As China’s air pollution levels hit hazardous new highs, the University of Melbourne Accounting Department’s Naomi Soderstrom joined forces with researchers in Australia and China to investigate the economic impact of environmental regulations.
A recent study, by the University of Melbourne’s Professor of Accounting Naomi Soderstrom, the University of New South Wales’ Chao Kevin Li and Xiamen University’s Jin-hui Luo, examined the stock market reaction to a December 2013 haze event, when the Chinese air quality index crossed the threshold from ‘very unhealthy’ to ‘hazardous’ for the first time.
The research team wanted to see how the local stock market viewed the event given it was caused by an unlucky combination of weather and normal industrial and commercial activity, as opposed to the actions of a single company.
“This was an event where you couldn’t punish a single company, so the only real response would be increased regulation,” Prof Soderstrom says.
She says that in the days after the 2013 haze event, the market seemed to expect that state owned companies or those from high polluting industries, as well as those providing corporate social responsibility reports, would be shielded from higher regulatory costs.
She says this expectation seems to reflect the Chinese government’s historical position of valuing industrial activities over environmental concerns. But, as national and international pressure grew, the market valuation of firms in these industries fell further than for firms in less environmentally-exposed industries.
"Although regulatory enforcement has been somewhat problematic in China historically, our research found that in the end, the market anticipated that regulations were going to be enforced," she says.
Consistent with market expectations, five months after the haze event, the Chinese government passed its most comprehensive changes to its environmental protection laws in 25 years.
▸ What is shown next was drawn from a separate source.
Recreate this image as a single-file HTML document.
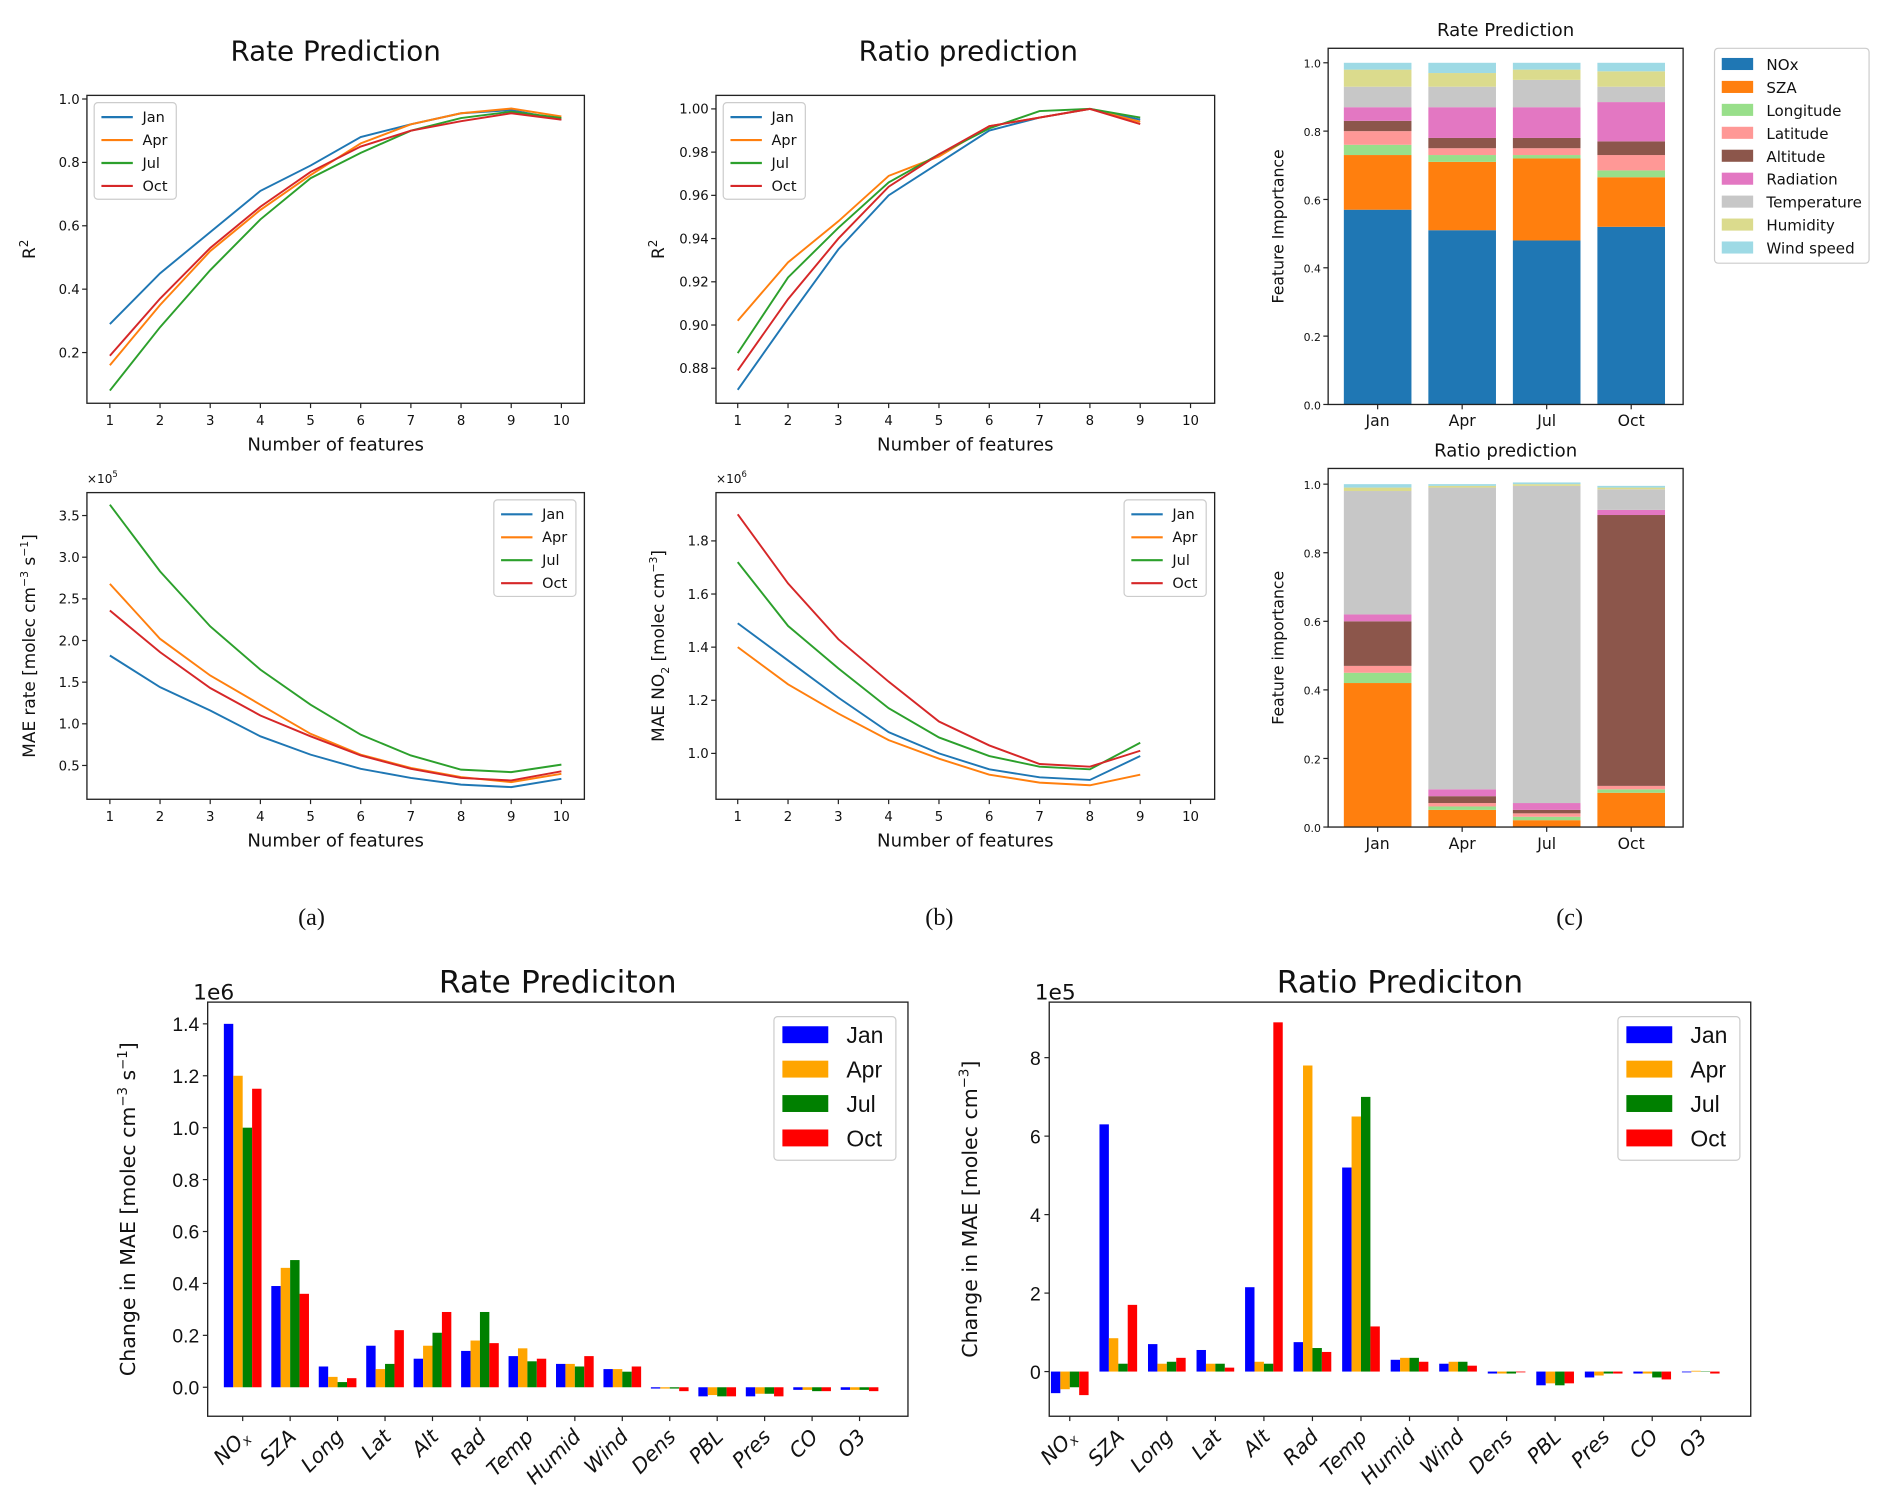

The changes included increased fines on polluters and potential jail time for executives who failed to adhere to environmental regulations.
Prof Soderstrom says a similar revision in market expectations occurred for firms located closer to Beijing, which were also initially expected to be shielded from increased regulatory costs before the expectation reversed over time.
Our study underscores the existence of material impacts on firms related to environmental events that are beyond their control. Prof Naomi Soderstrom
With a paper based on the study - ‘Market Response to Expected Regulatory Costs Related to Haze’ - to appear in the Journal of Accounting and Public Policy later this year, Prof Soderstrom says interest in environmental issues within accountancy is growing.
“Typically, sustainability issues were seen as an externality,” she says.
“But with the rise of climate change, we are seeing these issues being increasingly internalized and viewed as important by many different types of stakeholders.
“The fact that this paper is to appear in a mainstream accounting journal’s special issue on sustainability is further evidence of that.”